Copy out the lines that have "draws" in them.

_DATA BLOCK_:
:::

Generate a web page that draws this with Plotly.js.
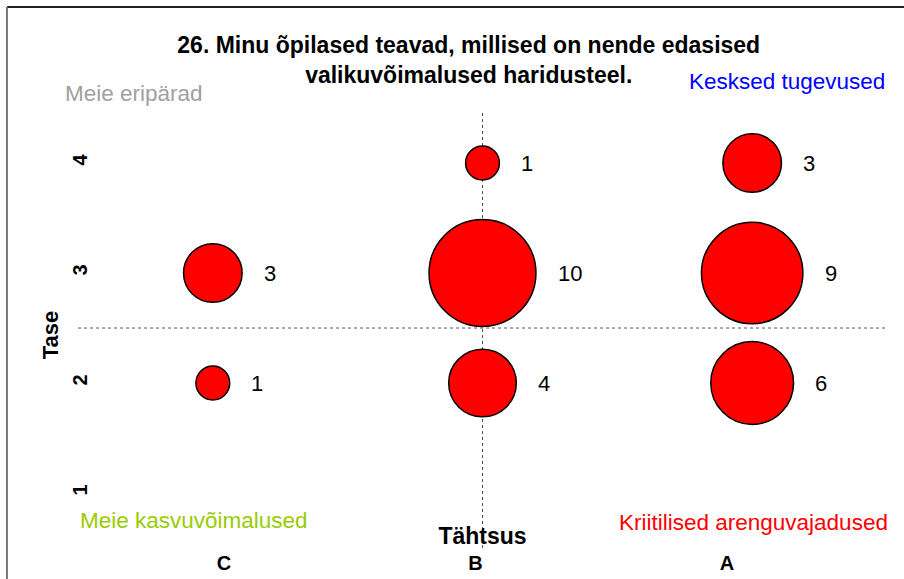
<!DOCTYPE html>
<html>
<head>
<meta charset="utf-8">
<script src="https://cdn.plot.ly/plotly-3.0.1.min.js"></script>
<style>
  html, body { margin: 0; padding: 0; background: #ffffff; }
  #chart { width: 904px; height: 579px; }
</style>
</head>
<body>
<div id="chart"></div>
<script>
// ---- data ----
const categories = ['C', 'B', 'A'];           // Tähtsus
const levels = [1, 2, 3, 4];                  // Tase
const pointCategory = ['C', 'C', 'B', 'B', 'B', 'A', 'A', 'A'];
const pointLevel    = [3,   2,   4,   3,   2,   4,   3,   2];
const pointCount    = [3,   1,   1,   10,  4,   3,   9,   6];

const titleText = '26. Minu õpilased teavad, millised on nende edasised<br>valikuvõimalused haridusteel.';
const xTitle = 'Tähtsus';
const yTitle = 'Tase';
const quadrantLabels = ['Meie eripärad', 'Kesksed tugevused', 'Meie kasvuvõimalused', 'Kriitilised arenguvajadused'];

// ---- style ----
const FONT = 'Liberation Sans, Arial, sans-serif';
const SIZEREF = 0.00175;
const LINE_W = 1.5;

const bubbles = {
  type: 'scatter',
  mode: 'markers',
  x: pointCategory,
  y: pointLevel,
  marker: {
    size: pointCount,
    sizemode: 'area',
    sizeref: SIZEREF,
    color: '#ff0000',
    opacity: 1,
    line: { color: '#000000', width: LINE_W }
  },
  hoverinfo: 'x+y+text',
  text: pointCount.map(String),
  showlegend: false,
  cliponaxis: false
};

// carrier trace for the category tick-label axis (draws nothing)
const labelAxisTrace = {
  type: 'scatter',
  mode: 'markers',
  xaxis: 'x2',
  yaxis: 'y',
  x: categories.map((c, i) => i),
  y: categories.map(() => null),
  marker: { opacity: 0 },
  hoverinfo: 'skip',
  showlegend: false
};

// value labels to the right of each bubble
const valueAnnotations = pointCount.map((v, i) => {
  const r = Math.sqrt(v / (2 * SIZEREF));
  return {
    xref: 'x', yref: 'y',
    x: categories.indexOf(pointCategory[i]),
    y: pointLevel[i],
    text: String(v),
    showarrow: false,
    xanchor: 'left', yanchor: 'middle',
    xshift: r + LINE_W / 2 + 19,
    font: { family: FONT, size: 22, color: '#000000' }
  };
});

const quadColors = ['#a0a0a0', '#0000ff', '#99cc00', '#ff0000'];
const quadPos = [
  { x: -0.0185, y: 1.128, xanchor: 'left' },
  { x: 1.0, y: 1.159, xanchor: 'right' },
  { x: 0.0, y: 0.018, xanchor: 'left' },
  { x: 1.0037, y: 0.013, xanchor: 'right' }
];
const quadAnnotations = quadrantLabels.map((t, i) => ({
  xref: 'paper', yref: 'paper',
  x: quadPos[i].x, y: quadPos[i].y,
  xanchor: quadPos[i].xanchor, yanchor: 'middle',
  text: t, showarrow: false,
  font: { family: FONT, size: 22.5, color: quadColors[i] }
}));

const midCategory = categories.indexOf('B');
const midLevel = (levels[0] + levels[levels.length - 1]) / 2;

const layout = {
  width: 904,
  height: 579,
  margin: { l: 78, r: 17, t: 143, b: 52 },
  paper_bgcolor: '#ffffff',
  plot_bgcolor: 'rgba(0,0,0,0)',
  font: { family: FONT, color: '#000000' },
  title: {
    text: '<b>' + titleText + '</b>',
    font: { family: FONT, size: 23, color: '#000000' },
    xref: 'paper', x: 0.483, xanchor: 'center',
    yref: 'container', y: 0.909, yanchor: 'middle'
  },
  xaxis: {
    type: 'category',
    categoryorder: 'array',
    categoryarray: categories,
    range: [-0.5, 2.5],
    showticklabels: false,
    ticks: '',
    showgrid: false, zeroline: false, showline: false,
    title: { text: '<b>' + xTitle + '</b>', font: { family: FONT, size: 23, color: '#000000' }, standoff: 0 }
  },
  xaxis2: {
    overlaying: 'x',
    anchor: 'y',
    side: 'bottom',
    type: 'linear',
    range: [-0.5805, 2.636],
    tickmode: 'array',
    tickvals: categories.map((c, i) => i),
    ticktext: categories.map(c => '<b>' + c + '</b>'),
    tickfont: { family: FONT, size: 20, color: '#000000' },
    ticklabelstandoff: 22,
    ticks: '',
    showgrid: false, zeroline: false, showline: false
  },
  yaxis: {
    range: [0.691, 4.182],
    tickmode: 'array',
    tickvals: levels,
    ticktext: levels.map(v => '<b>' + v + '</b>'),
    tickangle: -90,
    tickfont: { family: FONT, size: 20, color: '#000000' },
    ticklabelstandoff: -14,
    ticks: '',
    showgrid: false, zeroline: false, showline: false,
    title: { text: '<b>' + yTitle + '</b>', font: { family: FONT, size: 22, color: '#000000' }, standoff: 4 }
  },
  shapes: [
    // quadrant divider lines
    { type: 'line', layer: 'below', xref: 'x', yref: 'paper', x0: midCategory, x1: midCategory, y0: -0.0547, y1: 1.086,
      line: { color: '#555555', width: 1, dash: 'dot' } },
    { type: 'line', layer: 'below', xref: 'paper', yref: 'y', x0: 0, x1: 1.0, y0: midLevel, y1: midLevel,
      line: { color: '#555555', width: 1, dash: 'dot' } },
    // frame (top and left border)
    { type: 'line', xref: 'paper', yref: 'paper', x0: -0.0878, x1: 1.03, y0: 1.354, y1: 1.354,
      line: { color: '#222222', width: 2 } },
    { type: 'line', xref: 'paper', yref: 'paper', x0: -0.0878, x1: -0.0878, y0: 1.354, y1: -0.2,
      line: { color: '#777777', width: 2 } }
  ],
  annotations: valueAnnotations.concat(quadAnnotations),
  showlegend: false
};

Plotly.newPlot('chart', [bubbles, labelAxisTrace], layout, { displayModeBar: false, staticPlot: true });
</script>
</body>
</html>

:::

_TASK RESULT_:
Generate a web page that draws this with Plotly.js.
// carrier trace for the category tick-label axis (draws nothing)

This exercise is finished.